The decision to hold a referendum as to whether the United Kingdom (UK) should remain a member of the European Union (EU) introduced the term “Brexit” into the global political lexicon. Now that the UK has voted to leave the EU, the term has spawned new variations: will the UK’s departure be a “soft-Brexit” or a “hard-Brexit”?
Those advocating a soft-Brexit assume that the UK will be able to negotiate continued access to the EU’s single market in financial services, perhaps by agreeing to join the European Economic Area (EEA) (members of which accept certain laws of the EU, including in relation to financial services, in return for access to the single market).
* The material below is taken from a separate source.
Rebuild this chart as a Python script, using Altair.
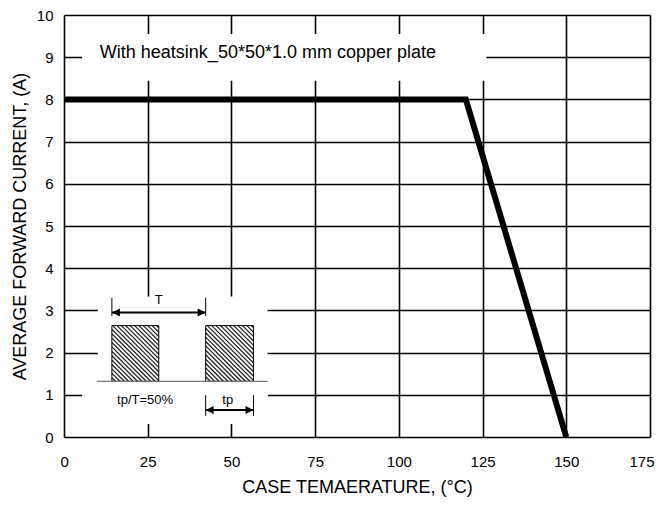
import altair as alt
import pandas as pd
import numpy as np

# ---------------- data ----------------
# derating curve
temp_c = [0, 120, 150]
current_a = [8, 8, 0]

x_ticks = [0, 25, 50, 75, 100, 125, 150, 175]
y_ticks = [0, 1, 2, 3, 4, 5, 6, 7, 8, 9, 10]
X_DOMAIN = [0, 175]
Y_DOMAIN = [0, 10]
W, H = 586, 422

note_text = ["With heatsink_50*50*1.0 mm copper plate"]
note_x = [10.7]
note_y = [9.1]

# white background boxes behind the note and the inset
mask_x = [5.4, 10.1, 5.4]
mask_x2 = [126.1, 60.8, 60.8]
mask_y = [8.44, 0.31, 0.31]
mask_y2 = [9.55, 3.33, 1.3]

# inset: pulse train
pulse_x = [14.3, 42.3]
pulse_x2 = [28.3, 56.6]
pulse_y = [1.32, 1.32]
pulse_y2 = [2.64, 2.64]

base_x = [9.8]
base_x2 = [60.8]
base_y = [1.32]

arrow_x = [14.3, 42.3]
arrow_x2 = [42.3, 56.6]
arrow_y = [2.95, 0.64]

bar_x = [14.3, 42.3, 42.3, 56.6]
bar_y = [2.87, 2.87, 0.5, 0.5]
bar_y2 = [3.3, 3.3, 0.99, 0.99]

label_text = ["T", "tp/T=50%", "tp"]
label_x = [28.3, 24.2, 48.9]
label_y = [3.24, 0.87, 0.87]

HATCH_STEP_PX = 4.4

# ---------------- helpers ----------------
px_x = W / (X_DOMAIN[1] - X_DOMAIN[0])
px_y = H / (Y_DOMAIN[1] - Y_DOMAIN[0])


def hatch(x1, x2, y1, y2):
    """diagonal '\\' hatch segments clipped to a rectangle (data units)"""
    wpx = (x2 - x1) * px_x
    hpx = (y2 - y1) * px_y
    segs = []
    c = -wpx + HATCH_STEP_PX / 2
    while c < hpx:
        sx = max(0.0, -c)
        ex = min(wpx, hpx - c)
        if ex > sx:
            segs.append({
                "x": x1 + sx / px_x, "y": y2 - (sx + c) / px_y,
                "x2": x1 + ex / px_x, "y2": y2 - (ex + c) / px_y,
            })
        c += HATCH_STEP_PX
    return segs


hatch_rows = []
for a, b, c_, d in zip(pulse_x, pulse_x2, pulse_y, pulse_y2):
    hatch_rows += hatch(a, b, c_, d)

df_line = pd.DataFrame({"x": temp_c, "y": current_a})
df_note = pd.DataFrame({"x": note_x, "y": note_y, "t": note_text})
df_mask = pd.DataFrame({"x": mask_x, "x2": mask_x2, "y": mask_y, "y2": mask_y2})
df_pulse = pd.DataFrame({"x": pulse_x, "x2": pulse_x2, "y": pulse_y, "y2": pulse_y2})
df_hatch = pd.DataFrame(hatch_rows)
df_base = pd.DataFrame({"x": base_x, "x2": base_x2, "y": base_y})
df_arrow = pd.DataFrame({"x": arrow_x, "x2": arrow_x2, "y": arrow_y})
df_bar = pd.DataFrame({"x": bar_x, "y": bar_y, "y2": bar_y2})
df_lab = pd.DataFrame({"x": label_x, "y": label_y, "t": label_text})
df_head_l = pd.DataFrame({"x": arrow_x, "y": arrow_y})
df_head_r = pd.DataFrame({"x": arrow_x2, "y": arrow_y})

FONT = "Liberation Sans"

xscale = alt.Scale(domain=X_DOMAIN, nice=False, zero=False)
yscale = alt.Scale(domain=Y_DOMAIN, nice=False, zero=False)
common_axis = dict(grid=True, gridColor="black", gridWidth=1.6, gridOpacity=1,
                   ticks=False, tickSize=0, domain=False,
                   labelFontSize=15, titleFontSize=18,
                   labelFont=FONT, titleFont=FONT, labelColor="black",
                   titleColor="black", titleFontWeight="normal", format="d")
xaxis = alt.Axis(values=x_ticks, title="CASE TEMAERATURE, (°C)",
                 labelPadding=17, titlePadding=9,
                 labelFlush=True, labelFlushOffset=4, **common_axis)
yaxis = alt.Axis(values=y_ticks, title="AVERAGE FORWARD CURRENT, (A)",
                 labelPadding=11, titlePadding=7, **common_axis)

X = alt.X("x:Q", scale=xscale, axis=xaxis)
Y = alt.Y("y:Q", scale=yscale, axis=yaxis)

masks = alt.Chart(df_mask).mark_rect(fill="white", strokeWidth=0).encode(
    x=X, x2="x2:Q", y=Y, y2="y2:Q")

hatch_layer = alt.Chart(df_hatch).mark_rule(color="#222", strokeWidth=1.3).encode(
    x=X, x2="x2:Q", y=Y, y2="y2:Q")

pulses = alt.Chart(df_pulse).mark_rect(fillOpacity=0, stroke="black", strokeWidth=1).encode(
    x=X, x2="x2:Q", y=Y, y2="y2:Q")

base = alt.Chart(df_base).mark_rule(color="#777", strokeWidth=1.3).encode(
    x=X, x2="x2:Q", y=Y)

arrows = alt.Chart(df_arrow).mark_rule(color="black", strokeWidth=1.8).encode(
    x=X, x2="x2:Q", y=Y)

bars = alt.Chart(df_bar).mark_rule(color="black", strokeWidth=1).encode(
    x=X, y=Y, y2="y2:Q")

head_l = alt.Chart(df_head_l).mark_point(
    shape="M0,0 L2,-1 L2,1 Z", size=64, filled=True, color="black", opacity=1
).encode(x=X, y=Y)
head_r = alt.Chart(df_head_r).mark_point(
    shape="M0,0 L-2,-1 L-2,1 Z", size=64, filled=True, color="black", opacity=1
).encode(x=X, y=Y)

labels = alt.Chart(df_lab).mark_text(font=FONT, fontSize=13, color="black",
                                     align="center", baseline="middle").encode(
    x=X, y=Y, text="t:N")

note = alt.Chart(df_note).mark_text(font=FONT, fontSize=18, color="black",
                                    align="left", baseline="middle").encode(
    x=X, y=Y, text="t:N")

curve = alt.Chart(df_line).mark_line(color="black", strokeWidth=6, clip=True,
                                     strokeJoin="miter").encode(x=X, y=Y)

chart = alt.layer(
    masks, hatch_layer, pulses, base, arrows, bars, head_l, head_r, labels, note, curve
).properties(
    width=W, height=H,
    autosize=alt.AutoSizeParams(type="none"),
    padding={"left": 56, "top": 7, "right": 5, "bottom": 60},
).configure_view(
    stroke="black", strokeWidth=3
).configure(background="white")

chart.save("out.html", embed_options={"renderer": "svg", "actions": False})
If this turns out not to be possible, perhaps because EEA membership is simply not on offer or because the cost of becoming a member of the EEA is politically unacceptable (EEA membership entails the free movement of labour between EU and EEA member states, making a contribution to the EU budget and accepting laws over which the EEA member state has little say), the UK will have to contemplate the possibility of a “hard-Brexit,” in which it no longer has automatic access to the single market. Press coverage has assumed that UK financial institutions that currently rely on their EU “passports” to provide financial services to clients in the remaining EU Member States on a cross-border basis would have to relocate to a remaining member state.